# Stated goal:
Output only the lines running from the line bearing "Recreate this image" through the line bearing "21, 49, 20]", character for character.

# Provided information:

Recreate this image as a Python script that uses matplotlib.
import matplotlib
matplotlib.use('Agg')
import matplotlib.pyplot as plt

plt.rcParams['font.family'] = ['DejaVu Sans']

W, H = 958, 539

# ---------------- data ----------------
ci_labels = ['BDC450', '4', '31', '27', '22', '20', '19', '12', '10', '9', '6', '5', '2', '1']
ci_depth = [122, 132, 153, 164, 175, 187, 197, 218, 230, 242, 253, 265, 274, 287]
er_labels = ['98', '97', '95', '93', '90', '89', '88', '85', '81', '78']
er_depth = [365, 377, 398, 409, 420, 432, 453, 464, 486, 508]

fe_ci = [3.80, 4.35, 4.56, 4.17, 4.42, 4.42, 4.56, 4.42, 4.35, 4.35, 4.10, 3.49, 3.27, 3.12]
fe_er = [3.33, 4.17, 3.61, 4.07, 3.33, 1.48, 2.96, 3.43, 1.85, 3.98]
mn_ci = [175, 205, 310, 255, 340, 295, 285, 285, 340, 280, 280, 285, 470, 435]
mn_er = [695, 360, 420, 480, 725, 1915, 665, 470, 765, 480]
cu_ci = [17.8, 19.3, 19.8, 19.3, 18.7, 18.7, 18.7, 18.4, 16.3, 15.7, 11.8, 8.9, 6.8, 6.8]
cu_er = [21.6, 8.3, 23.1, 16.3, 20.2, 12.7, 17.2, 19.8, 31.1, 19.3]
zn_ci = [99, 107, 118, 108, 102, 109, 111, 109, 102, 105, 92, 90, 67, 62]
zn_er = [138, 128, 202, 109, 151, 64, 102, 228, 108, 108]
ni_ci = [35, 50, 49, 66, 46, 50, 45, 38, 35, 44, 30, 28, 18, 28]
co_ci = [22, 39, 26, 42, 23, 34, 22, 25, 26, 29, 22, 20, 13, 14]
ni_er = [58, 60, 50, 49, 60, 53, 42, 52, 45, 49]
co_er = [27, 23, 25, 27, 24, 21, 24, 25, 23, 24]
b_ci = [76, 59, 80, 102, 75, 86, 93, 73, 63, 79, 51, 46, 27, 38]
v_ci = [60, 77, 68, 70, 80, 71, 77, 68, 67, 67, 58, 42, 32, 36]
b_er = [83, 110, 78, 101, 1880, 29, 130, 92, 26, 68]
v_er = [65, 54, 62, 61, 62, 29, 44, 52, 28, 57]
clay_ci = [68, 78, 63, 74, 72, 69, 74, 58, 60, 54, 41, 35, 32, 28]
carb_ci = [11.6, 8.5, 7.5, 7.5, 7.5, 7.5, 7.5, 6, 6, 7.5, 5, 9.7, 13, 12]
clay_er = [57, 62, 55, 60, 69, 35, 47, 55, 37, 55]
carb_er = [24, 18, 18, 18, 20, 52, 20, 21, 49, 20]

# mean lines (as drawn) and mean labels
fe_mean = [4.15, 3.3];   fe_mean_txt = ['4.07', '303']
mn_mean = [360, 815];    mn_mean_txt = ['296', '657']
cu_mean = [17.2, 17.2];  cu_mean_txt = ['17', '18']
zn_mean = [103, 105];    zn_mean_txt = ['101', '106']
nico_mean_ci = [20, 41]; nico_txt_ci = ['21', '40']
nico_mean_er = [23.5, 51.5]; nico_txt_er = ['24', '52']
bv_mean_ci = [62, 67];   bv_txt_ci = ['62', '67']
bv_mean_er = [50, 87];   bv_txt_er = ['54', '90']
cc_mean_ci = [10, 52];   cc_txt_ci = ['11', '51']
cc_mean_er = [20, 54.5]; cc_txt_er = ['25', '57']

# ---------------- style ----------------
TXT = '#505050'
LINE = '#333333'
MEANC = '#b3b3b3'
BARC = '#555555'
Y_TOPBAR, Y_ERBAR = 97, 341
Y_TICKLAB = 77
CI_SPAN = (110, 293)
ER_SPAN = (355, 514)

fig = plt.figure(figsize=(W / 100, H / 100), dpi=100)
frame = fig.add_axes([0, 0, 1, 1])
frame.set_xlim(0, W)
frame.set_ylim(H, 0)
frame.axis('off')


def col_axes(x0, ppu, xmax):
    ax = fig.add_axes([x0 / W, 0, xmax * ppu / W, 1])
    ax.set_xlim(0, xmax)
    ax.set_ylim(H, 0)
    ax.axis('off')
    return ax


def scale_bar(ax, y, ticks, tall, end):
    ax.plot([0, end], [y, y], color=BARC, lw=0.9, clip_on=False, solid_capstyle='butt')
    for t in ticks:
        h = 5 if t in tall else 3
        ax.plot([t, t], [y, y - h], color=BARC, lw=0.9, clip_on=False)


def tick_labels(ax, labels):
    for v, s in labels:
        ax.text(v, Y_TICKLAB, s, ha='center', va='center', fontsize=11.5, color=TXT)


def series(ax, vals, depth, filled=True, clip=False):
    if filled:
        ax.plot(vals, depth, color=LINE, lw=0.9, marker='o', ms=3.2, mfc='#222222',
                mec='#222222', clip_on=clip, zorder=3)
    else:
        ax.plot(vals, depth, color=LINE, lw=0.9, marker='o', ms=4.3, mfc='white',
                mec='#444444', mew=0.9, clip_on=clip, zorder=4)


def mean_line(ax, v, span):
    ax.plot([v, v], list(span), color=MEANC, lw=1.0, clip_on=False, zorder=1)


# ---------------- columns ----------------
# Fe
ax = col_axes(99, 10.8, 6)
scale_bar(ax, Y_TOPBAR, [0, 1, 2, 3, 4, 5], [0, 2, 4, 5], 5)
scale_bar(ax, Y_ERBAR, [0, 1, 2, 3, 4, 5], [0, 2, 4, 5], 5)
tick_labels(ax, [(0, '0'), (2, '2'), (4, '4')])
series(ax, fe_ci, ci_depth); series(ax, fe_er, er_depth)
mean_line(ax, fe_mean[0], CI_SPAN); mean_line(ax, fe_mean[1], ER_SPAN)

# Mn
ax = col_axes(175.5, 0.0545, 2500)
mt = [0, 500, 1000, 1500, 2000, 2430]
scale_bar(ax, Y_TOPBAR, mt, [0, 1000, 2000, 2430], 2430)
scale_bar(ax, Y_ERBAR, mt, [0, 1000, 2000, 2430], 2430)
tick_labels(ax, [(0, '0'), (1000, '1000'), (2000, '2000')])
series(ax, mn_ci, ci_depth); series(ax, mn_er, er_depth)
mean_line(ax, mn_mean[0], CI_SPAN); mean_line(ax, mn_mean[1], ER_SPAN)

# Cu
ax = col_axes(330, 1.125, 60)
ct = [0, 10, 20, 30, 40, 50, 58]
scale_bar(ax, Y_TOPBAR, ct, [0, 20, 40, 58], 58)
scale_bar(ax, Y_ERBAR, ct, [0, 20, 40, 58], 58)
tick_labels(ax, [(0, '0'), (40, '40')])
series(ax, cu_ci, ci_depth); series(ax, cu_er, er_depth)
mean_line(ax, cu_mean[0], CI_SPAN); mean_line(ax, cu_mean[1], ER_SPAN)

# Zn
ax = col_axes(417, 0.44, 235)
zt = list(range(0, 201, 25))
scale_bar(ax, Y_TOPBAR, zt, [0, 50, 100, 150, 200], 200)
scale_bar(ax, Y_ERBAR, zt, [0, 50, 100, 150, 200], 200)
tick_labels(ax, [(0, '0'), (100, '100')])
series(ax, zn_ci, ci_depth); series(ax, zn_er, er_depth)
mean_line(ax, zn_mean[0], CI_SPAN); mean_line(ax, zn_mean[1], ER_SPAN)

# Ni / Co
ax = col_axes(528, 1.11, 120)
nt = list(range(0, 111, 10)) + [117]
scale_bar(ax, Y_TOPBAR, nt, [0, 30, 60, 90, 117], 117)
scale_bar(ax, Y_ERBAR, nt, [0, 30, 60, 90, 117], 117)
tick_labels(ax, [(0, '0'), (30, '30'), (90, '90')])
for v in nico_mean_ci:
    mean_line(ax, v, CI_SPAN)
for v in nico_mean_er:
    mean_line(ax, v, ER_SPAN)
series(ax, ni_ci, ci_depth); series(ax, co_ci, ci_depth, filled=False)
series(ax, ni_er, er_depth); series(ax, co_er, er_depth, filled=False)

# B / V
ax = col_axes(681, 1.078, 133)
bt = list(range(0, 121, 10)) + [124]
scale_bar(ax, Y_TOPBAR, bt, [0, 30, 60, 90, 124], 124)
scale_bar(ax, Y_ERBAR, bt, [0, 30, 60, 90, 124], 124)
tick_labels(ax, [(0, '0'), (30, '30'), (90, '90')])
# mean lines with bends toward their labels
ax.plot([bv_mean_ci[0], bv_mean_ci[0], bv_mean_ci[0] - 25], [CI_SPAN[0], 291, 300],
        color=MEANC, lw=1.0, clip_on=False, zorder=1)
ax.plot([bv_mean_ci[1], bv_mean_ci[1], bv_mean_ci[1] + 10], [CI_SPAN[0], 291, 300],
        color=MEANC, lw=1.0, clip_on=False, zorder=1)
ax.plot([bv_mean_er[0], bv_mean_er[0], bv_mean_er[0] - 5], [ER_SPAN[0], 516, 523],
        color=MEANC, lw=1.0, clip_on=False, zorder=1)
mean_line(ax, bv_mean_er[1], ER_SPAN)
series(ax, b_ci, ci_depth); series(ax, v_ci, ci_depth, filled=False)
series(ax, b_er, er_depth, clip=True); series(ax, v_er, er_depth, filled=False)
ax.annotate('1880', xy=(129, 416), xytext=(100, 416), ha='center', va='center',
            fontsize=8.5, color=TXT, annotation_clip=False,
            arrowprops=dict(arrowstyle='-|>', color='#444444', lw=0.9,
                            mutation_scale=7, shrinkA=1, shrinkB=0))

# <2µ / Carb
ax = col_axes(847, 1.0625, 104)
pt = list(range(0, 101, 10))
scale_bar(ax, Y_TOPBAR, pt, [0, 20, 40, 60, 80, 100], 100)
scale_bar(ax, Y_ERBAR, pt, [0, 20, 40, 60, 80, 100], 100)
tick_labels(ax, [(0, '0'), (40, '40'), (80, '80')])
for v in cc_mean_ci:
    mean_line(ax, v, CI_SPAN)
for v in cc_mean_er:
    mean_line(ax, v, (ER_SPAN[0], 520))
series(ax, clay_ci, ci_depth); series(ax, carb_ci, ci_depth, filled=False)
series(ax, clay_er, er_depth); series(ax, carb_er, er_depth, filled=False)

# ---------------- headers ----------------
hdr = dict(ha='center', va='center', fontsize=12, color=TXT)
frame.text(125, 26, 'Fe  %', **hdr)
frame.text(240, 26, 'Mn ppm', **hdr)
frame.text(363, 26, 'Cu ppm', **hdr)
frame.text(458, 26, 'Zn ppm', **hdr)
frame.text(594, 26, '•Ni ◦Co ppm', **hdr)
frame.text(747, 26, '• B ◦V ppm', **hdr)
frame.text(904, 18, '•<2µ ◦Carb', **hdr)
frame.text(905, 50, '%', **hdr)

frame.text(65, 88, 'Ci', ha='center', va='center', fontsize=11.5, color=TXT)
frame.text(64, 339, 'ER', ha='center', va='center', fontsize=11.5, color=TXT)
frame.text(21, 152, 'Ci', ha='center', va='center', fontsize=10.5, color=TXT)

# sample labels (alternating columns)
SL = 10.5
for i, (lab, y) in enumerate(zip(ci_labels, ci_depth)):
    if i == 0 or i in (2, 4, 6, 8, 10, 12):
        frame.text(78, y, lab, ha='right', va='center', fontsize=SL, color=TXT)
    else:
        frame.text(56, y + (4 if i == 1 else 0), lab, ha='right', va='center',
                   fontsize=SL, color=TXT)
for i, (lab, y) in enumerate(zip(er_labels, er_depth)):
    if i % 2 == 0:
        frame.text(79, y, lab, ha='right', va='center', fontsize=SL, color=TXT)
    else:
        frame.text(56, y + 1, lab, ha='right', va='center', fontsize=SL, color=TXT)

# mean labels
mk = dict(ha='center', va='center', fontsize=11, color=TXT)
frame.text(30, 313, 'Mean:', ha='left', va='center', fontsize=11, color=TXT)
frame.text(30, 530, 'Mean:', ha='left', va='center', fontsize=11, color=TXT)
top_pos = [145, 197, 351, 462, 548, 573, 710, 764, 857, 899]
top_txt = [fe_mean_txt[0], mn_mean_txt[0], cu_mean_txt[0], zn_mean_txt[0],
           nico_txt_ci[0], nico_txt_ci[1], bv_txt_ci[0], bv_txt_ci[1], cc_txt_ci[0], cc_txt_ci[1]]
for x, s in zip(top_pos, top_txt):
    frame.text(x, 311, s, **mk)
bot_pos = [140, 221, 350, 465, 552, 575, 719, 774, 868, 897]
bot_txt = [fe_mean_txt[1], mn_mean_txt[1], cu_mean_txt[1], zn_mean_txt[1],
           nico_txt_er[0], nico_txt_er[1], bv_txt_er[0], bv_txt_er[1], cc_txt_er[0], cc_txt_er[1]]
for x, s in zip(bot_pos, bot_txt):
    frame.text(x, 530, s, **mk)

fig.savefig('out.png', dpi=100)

* * *

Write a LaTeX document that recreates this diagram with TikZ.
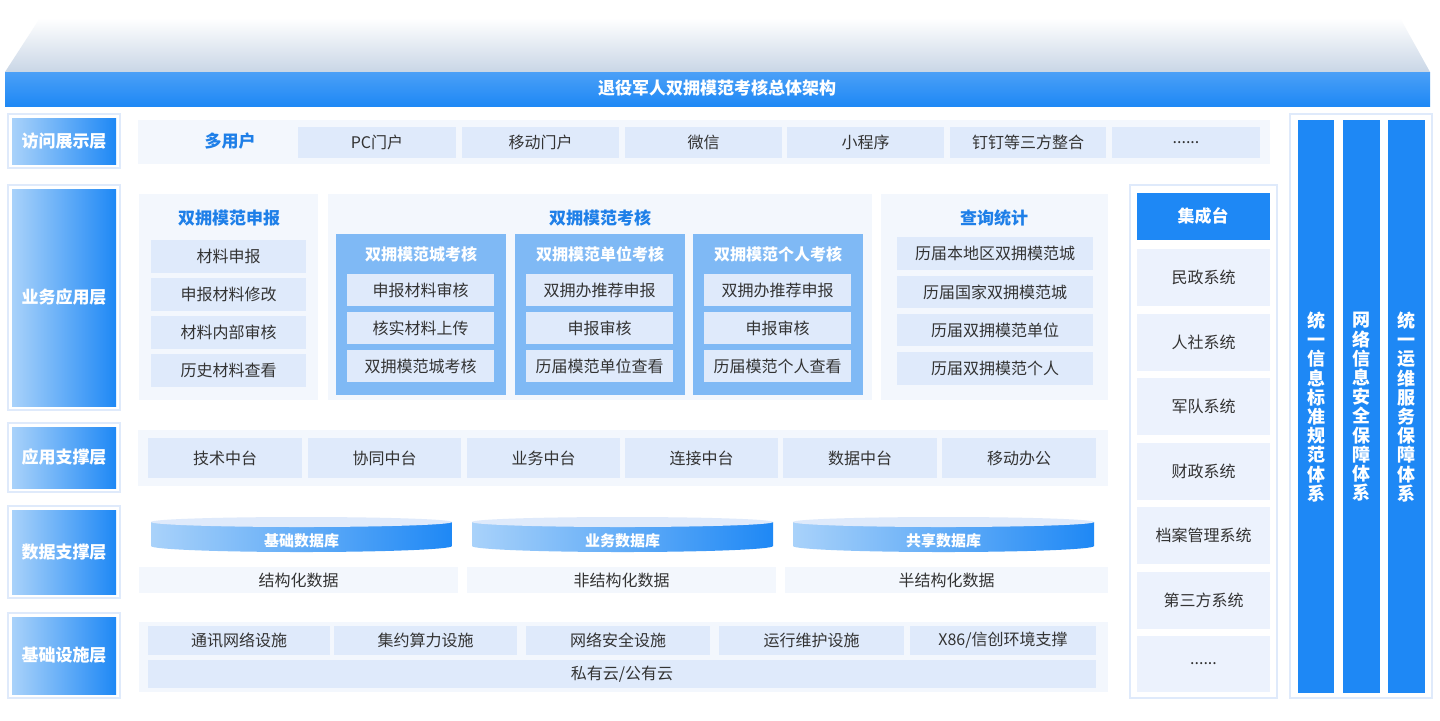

# Finished task:
Recreate this image as a Python script that uses matplotlib.
import matplotlib
matplotlib.use('Agg')
import matplotlib.pyplot as plt

plt.rcParams['font.family'] = ['DejaVu Sans']

W, H = 958, 539

# ---------------- data ----------------
ci_labels = ['BDC450', '4', '31', '27', '22', '20', '19', '12', '10', '9', '6', '5', '2', '1']
ci_depth = [122, 132, 153, 164, 175, 187, 197, 218, 230, 242, 253, 265, 274, 287]
er_labels = ['98', '97', '95', '93', '90', '89', '88', '85', '81', '78']
er_depth = [365, 377, 398, 409, 420, 432, 453, 464, 486, 508]

fe_ci = [3.80, 4.35, 4.56, 4.17, 4.42, 4.42, 4.56, 4.42, 4.35, 4.35, 4.10, 3.49, 3.27, 3.12]
fe_er = [3.33, 4.17, 3.61, 4.07, 3.33, 1.48, 2.96, 3.43, 1.85, 3.98]
mn_ci = [175, 205, 310, 255, 340, 295, 285, 285, 340, 280, 280, 285, 470, 435]
mn_er = [695, 360, 420, 480, 725, 1915, 665, 470, 765, 480]
cu_ci = [17.8, 19.3, 19.8, 19.3, 18.7, 18.7, 18.7, 18.4, 16.3, 15.7, 11.8, 8.9, 6.8, 6.8]
cu_er = [21.6, 8.3, 23.1, 16.3, 20.2, 12.7, 17.2, 19.8, 31.1, 19.3]
zn_ci = [99, 107, 118, 108, 102, 109, 111, 109, 102, 105, 92, 90, 67, 62]
zn_er = [138, 128, 202, 109, 151, 64, 102, 228, 108, 108]
ni_ci = [35, 50, 49, 66, 46, 50, 45, 38, 35, 44, 30, 28, 18, 28]
co_ci = [22, 39, 26, 42, 23, 34, 22, 25, 26, 29, 22, 20, 13, 14]
ni_er = [58, 60, 50, 49, 60, 53, 42, 52, 45, 49]
co_er = [27, 23, 25, 27, 24, 21, 24, 25, 23, 24]
b_ci = [76, 59, 80, 102, 75, 86, 93, 73, 63, 79, 51, 46, 27, 38]
v_ci = [60, 77, 68, 70, 80, 71, 77, 68, 67, 67, 58, 42, 32, 36]
b_er = [83, 110, 78, 101, 1880, 29, 130, 92, 26, 68]
v_er = [65, 54, 62, 61, 62, 29, 44, 52, 28, 57]
clay_ci = [68, 78, 63, 74, 72, 69, 74, 58, 60, 54, 41, 35, 32, 28]
carb_ci = [11.6, 8.5, 7.5, 7.5, 7.5, 7.5, 7.5, 6, 6, 7.5, 5, 9.7, 13, 12]
clay_er = [57, 62, 55, 60, 69, 35, 47, 55, 37, 55]
carb_er = [24, 18, 18, 18, 20, 52, 20, 21, 49, 20]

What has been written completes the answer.